Comment by sarchertech
21 hours ago
>Yeah. Anyway, porn, cigarettes, alcohol, and drugs were very accessible to me despite being a good kid with parents who cared in a world where those were all legally forbidden to me.
Were they accessible to you, or do you just think they were accessible to you? How many of these teenagers who would let you try a cigarette would have been willing to keep supplying you cigarettes regularly. How many would have been willing to keep buying you alcohol?
>All this talk of “glimpses” is you trying to read too deep into a single example.
No, it's glimpses, because it's about at the very least semi-regular access, not preventing every single child from having tiny amounts of alcohol. Look at my reply the other poster in this thread. There are dozens of studies that show conclusively that minimum age drinking laws reduce alcohol use among children, and reduce alcoholism later in life.
>I’m saying requiring ID for access wasn’t effective before
But yes it was effective. Read the studies. Minimum age drinking laws have been shown almost universally to be effective. Not at stopping every child from drinking but at harm reduction.
>I’m using my adult mind to recognize that if I had been motivated as a kid, there are additional ways I. as a kid, would have been able to figure out how to get it.
The level an effort an 8 year old would have to go through to get regular access to cigarettes and alcohol in the US, would require an enormous level of motivation which almost no 8 year old has, and it would be outright impossible to do without a semi-observant parent noticing.
That's the whole point of making it hard to do.
It takes much less effort for a kid to walk to the library and check out a hardcore porn DVD than it does for him to convince an 18 year old to buy one for him. Most kids just aren't going to go through the hassle of doing the latter, but they'd do the former in a heartbeat. All things being equal, greater motivation is required to overcome greater obstacles.
I’ve told you that access was not a problem at all. All your questioning is because you can’t grasp my lived reality. You think I’m mistaken, but actually I just don’t care to try to convince you because you’re already so sure.
Disinterest was what really “saved” me from these vices but lacking that, it was my parents. I also had access to perfectly legal things that were bad for me that I actually wanted and it was my parents who helped me there too; no mandatory ID required.
You don't know that you had access though based on what you said. You think you might have had access looking back.
>I could have easily gotten a teenager to get me cigarettes (and drugs, but I didn’t know what those were really). I had also already tasted alcohol. Any of this I could have stolen from any number of places.
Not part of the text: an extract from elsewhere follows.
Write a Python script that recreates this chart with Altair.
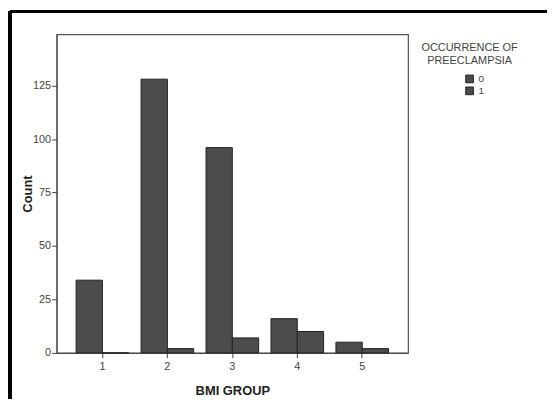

You never tried it so you have no idea how well it would have worked. You really think those teenagers would have kept giving you cigarettes for free? You didn't even know what drugs were so I don't know how you could possible know there were teenagers you knew who would have just given them to you.
Again I'm sure you could have stolen a few cigarettes, or a few bottles of alcohol. But your parents would have smelled both on you or caught you quickly because 8 year olds are idiots. Then they would have cut your access to teenagers or locked up their liquor better. And because of age restriction laws, that's all it would take for them to keep you away from it.
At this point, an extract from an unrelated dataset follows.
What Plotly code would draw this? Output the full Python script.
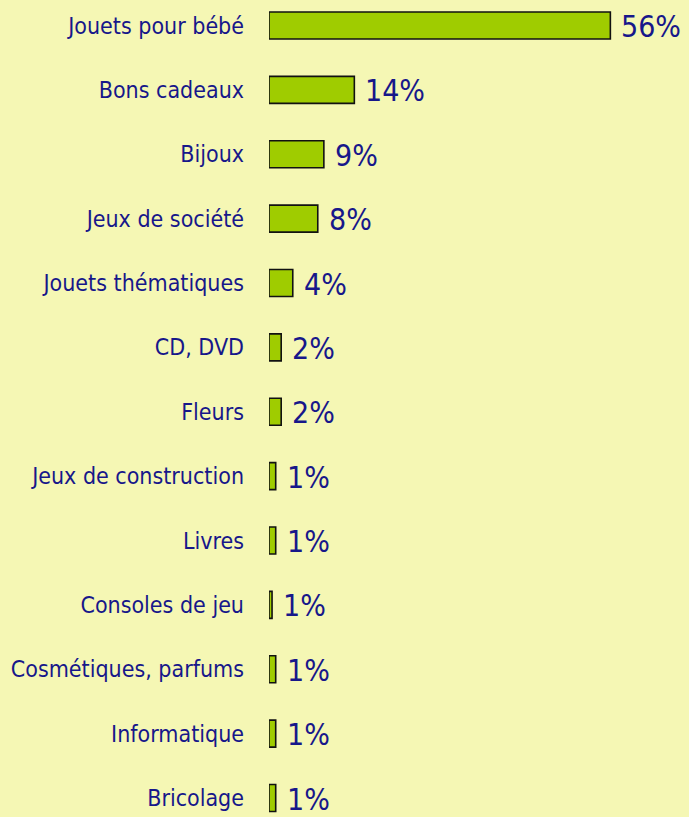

It doesn't sound like you have kids and it's probably been a while since you were 8, but you are severely overestimating the ability of a 2nd grader to get away with anything.
>but lacking that, it was my parents
Of course it was your parents. Mandatory ID laws aren't going to stop terrible parents from letting their kid have a beer every night before bed time. They make it easier for well well meaning parents to do the right thing and keep their kids out of stuff they shouldn't have.
Again minimum age and ID laws have been proven to reduce access and reduce alcohol and cigarette use. Even if you were some kind of criminal genius 2nd grader capable of stealing a few bottles of wine a week, you would be an outlier. There's no room for debate that these laws have their intended effect.